Problem requirements: Look through the data and write out every line with the word "matplotlib" in it.

Rows from a dataset of charts and code:
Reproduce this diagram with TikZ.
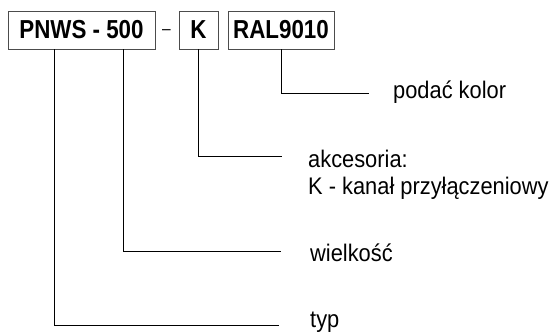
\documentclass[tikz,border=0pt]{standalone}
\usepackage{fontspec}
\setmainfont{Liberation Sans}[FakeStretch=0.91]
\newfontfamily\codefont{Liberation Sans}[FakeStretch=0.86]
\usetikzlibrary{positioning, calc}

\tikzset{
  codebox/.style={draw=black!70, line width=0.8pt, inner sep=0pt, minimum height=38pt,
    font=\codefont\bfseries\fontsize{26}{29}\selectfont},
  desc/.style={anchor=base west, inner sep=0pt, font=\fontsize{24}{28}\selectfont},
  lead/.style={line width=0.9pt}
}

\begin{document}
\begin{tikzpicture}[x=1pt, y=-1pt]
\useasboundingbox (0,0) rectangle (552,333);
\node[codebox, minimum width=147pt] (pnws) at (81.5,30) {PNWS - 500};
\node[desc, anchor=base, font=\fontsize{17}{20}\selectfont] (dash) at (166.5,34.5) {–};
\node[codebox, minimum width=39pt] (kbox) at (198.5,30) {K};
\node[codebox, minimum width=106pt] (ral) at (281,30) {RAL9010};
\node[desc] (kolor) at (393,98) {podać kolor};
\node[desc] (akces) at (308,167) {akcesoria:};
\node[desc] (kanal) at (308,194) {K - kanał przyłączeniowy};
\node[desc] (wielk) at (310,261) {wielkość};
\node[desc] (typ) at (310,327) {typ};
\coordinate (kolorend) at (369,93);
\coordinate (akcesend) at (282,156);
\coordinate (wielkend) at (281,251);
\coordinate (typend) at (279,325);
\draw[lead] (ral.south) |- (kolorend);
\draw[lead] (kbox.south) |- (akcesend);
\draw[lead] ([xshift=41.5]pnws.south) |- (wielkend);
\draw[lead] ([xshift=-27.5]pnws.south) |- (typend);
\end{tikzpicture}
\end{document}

...

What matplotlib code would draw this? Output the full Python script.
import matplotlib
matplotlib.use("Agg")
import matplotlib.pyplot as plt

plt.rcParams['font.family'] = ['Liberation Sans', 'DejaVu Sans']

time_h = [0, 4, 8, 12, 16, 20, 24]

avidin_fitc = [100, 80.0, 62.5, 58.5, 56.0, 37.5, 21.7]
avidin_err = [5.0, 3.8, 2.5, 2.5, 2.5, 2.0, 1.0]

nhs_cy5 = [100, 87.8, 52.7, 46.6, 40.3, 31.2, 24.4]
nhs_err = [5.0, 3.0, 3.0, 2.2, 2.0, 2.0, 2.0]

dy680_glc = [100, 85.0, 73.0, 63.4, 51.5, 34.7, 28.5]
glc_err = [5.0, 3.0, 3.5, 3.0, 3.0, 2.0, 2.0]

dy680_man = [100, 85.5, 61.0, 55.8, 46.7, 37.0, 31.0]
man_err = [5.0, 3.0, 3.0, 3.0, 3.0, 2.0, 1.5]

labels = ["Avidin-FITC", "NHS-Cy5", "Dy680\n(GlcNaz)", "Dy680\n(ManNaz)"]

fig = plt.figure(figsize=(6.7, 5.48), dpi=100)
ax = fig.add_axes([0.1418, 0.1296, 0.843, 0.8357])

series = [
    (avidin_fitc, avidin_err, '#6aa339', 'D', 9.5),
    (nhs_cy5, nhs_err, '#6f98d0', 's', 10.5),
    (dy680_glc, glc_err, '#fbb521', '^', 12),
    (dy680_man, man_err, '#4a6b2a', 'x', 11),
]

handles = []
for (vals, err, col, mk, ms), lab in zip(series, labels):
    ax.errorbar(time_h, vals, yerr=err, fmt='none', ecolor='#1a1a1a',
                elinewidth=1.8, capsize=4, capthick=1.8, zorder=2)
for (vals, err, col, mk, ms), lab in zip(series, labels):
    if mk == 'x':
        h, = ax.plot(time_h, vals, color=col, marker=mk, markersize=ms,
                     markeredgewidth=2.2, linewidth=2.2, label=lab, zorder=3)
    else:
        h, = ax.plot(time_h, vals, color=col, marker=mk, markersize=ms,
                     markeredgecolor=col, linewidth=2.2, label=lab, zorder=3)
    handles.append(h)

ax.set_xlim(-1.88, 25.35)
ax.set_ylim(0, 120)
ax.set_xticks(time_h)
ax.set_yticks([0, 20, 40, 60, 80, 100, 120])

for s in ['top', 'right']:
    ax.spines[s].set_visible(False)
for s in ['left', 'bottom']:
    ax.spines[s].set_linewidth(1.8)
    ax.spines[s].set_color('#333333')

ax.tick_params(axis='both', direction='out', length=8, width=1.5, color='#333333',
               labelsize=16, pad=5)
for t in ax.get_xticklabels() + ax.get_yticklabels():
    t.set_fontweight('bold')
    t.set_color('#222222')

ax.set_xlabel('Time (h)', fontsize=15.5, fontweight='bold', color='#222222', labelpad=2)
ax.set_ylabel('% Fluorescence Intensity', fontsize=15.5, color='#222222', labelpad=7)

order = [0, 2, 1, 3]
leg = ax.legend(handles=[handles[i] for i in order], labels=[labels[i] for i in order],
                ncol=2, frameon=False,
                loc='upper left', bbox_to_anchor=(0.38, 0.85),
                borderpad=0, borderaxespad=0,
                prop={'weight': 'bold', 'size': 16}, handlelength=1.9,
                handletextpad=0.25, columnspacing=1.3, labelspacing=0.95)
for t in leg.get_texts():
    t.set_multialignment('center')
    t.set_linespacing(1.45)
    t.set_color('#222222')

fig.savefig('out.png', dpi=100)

Written reply:
What matplotlib code would draw this? Output the full Python script.
import matplotlib
matplotlib.use("Agg")
import matplotlib.pyplot as plt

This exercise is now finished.